In C++, the class groups data members and functions under three access specifiers – private, protected and public, where private and protected members remain hidden from outside world and thereby support data hiding, so that only relevant and required information is exposed to the user and rest of the unnecessary information remains hidden from the user.  The private and protected membes remain hidden from the user and the public members form an interface by providing the relevant and needed information to the outside world, which is nothing but data hiding.  Consider the following example:

class student
{
int roll_no;
public:
int rno;
void get_info()
{
roll_no = 5;
}
void put_info()
{
cout<<”Roll no = “<<roll_no;
}
};
void main(void)
{
student obj;
obj.roll_no = 5;  //results in an error //message-roll_no //not accessible.
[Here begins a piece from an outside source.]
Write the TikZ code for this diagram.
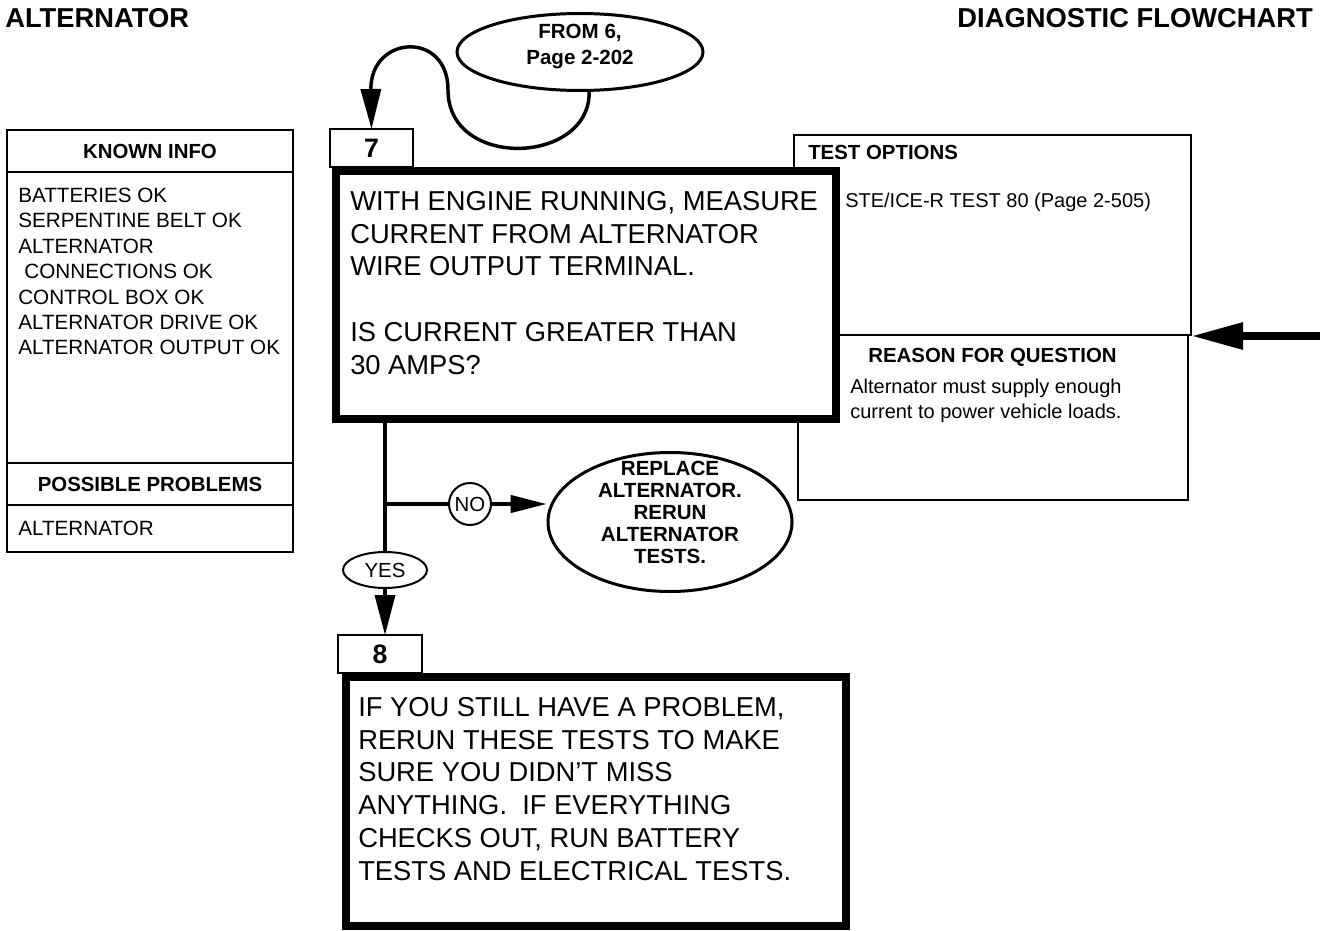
\documentclass[tikz,border=0pt]{standalone}
\usepackage{fontspec}
\setmainfont{Liberation Sans}
\usepackage{tikz}
\usetikzlibrary{arrows.meta, positioning, shapes.geometric}
\tikzstyle{thinbox} = [rectangle, draw=black, line width=1.5pt, fill=white, inner sep=0pt, outer sep=0pt]
\tikzstyle{infobox} = [thinbox, minimum width=214.5pt, minimum height=31.5pt]
\tikzstyle{stepbox} = [rectangle, draw=black, line width=6pt, fill=white, inner sep=0pt, minimum width=375pt]
\tikzstyle{tabbox} = [thinbox, minimum height=28.5pt, font=\fontsize{20}{24}\selectfont\bfseries]
\tikzstyle{oval} = [ellipse, draw=black, line width=2.25pt, fill=white, inner sep=0pt]
\tikzstyle{ovaltext} = [inner sep=0pt, align=center, font=\fontsize{15.4}{16.5}\selectfont\bfseries]
\tikzstyle{tag} = [ellipse, draw=black, line width=1.5pt, fill=white, inner sep=0pt, font=\fontsize{15.3}{18}\selectfont]
\tikzstyle{head} = [inner sep=0pt, font=\fontsize{15.3}{18}\selectfont\bfseries]
\tikzstyle{bigtext} = [inner sep=0pt, align=left, font=\fontsize{20.5}{24.6}\selectfont]
\tikzstyle{listtext} = [inner sep=0pt, align=left, font=\fontsize{15.5}{19.1}\selectfont]
\tikzstyle{smalltext} = [inner sep=0pt, align=left, font=\fontsize{15}{18.75}\selectfont]
\tikzstyle{titletext} = [inner sep=0pt, font=\fontsize{20.5}{24}\selectfont\bfseries]
\tikzstyle{link} = [line width=2.6pt]
\tikzstyle{arrow} = [line width=2.6pt, -{Triangle[length=30pt, width=15pt]}]
\tikzstyle{arrowno} = [line width=2.6pt, -{Triangle[length=27pt, width=13pt]}]
\tikzstyle{bigarrow} = [line width=6pt, -{Triangle[length=39pt, width=19pt]}]

\begin{document}
\begin{tikzpicture}[x=0.75pt, y=-0.75pt]
    \useasboundingbox[fill=white] (0,0) rectangle (1327,931);

    \node (title) [titletext, anchor=base west] at (5,28) {ALTERNATOR};
    \node (chart) [titletext, anchor=base east] at (1313,28) {DIAGNOSTIC FLOWCHART};

    % left column
    \node (known) [infobox, head] at (150,151) {KNOWN INFO};
    \node (knownbody) [infobox, minimum height=218.25pt, below=0pt of known] {};
    \node (knownlist) [listtext, anchor=north west, below right=11.6pt and 8.25pt of knownbody.north west]
        {BATTERIES OK\\SERPENTINE BELT OK\\ALTERNATOR\\\hspace{0.3em}CONNECTIONS OK\\CONTROL BOX OK\\ALTERNATOR DRIVE OK\\ALTERNATOR OUTPUT OK};
    \node (possible) [infobox, head, below=0pt of knownbody] {POSSIBLE PROBLEMS};
    \node (possiblebody) [infobox, minimum height=35.25pt, below=0pt of possible] {};
    \node (possiblelist) [listtext, right=8.25pt of possiblebody.west] {ALTERNATOR};

    % right column
    \node (opts) [thinbox, minimum width=297.75pt, minimum height=150pt] at (992.5,235) {};
    \node (reason) [thinbox, minimum width=292.5pt, minimum height=123.75pt, below=0pt of opts] {};
    \node (optshead) [head, anchor=north west, below right=7.5pt and 10.5pt of opts.north west] {TEST OPTIONS};
    \node (optslist) [smalltext, anchor=north west, below right=43.5pt and 38.25pt of opts.north west] {STE/ICE-R TEST 80 (Page 2-505)};
    \node (reasonhead) [head, below=9.75pt of reason.north] {REASON FOR QUESTION};
    \node (reasontext) [smalltext, anchor=north west, below right=33pt and 39.4pt of reason.north west]
        {Alternator must supply enough\\current to power vehicle loads.};
    \coordinate (feed) at (1320,336);
    \draw[bigarrow] (feed) -- (feed -| opts.east);

    % step 7
    \node (from) [oval, minimum width=184.5pt, minimum height=57.75pt] at (580,52) {};
    \node (fromtext) [ovaltext, font=\fontsize{15.4}{19.5}\selectfont\bfseries] at ([yshift=4pt]from.center) {FROM 6,\\Page 2-202};
    \node (q7) [stepbox, minimum height=186pt] at (586,295) {};
    \node (tab7) [tabbox, minimum width=62.25pt, anchor=south west, above right=0pt and -1.5pt of q7.north west] {7};
    \node (q7text) [bigtext, anchor=north west, below right=18pt and 13.5pt of q7.north west]
        {WITH ENGINE RUNNING, MEASURE\\CURRENT FROM ALTERNATOR\\WIRE OUTPUT TERMINAL.\\[24.6pt]IS CURRENT GREATER THAN\\30 AMPS?};
    \draw[arrow] (from.-77) .. controls (590,165) and (448,170) .. (448,90)
        .. controls (448,30) and (370,35) .. (tab7.north);

    % answers
    \node (yes) [tag, minimum width=63pt, minimum height=27pt] at (385,570) {YES};
    \node (no) [tag, circle, minimum size=31.5pt] at (470,504) {NO};
    \node (replace) [oval, minimum width=183pt, minimum height=104.25pt] at (670,522) {};
    \node (replacetext) [ovaltext] at ([yshift=7.5pt]replace.center) {REPLACE\\ALTERNATOR.\\RERUN\\ALTERNATOR\\TESTS.};
    \draw[link] (q7.south -| yes.north) -- (yes.north);
    \draw[link] (no.west -| yes.north) -- (no.west);
    \draw[arrowno] (no.east) -- (no.east -| replace.west);

    % step 8
    \node (q8) [stepbox, minimum height=186.75pt] at (596,801.5) {};
    \node (tab8) [tabbox, minimum width=63pt, anchor=south west, above right=0pt and -3pt of q8.north west] {8};
    \node (q8text) [bigtext, anchor=north west, below right=18pt and 12pt of q8.north west]
        {IF YOU STILL HAVE A PROBLEM,\\RERUN THESE TESTS TO MAKE\\SURE YOU DIDN'T MISS\\ANYTHING.\ \ IF EVERYTHING\\CHECKS OUT, RUN BATTERY\\TESTS AND ELECTRICAL TESTS.};
    \draw[arrow] (yes.south) -- (yes.south |- tab8.north);
\end{tikzpicture}
\end{document}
obj.rno = 7;  // a valid assignment
obj.get_info();
}

In the above example, when the private variable roll_no is referred to by the object of the same class, it results in an error message, as a private member is accessible to only member functions.  So in order to initialize this private data member, a member function named get_info() is used, that assigns the value 5 to roll_no.  But the second assignment is perfectly a valid assignment in C++ as rno is a public variable.  Hence data members are hidden by specifying them under private section in a class.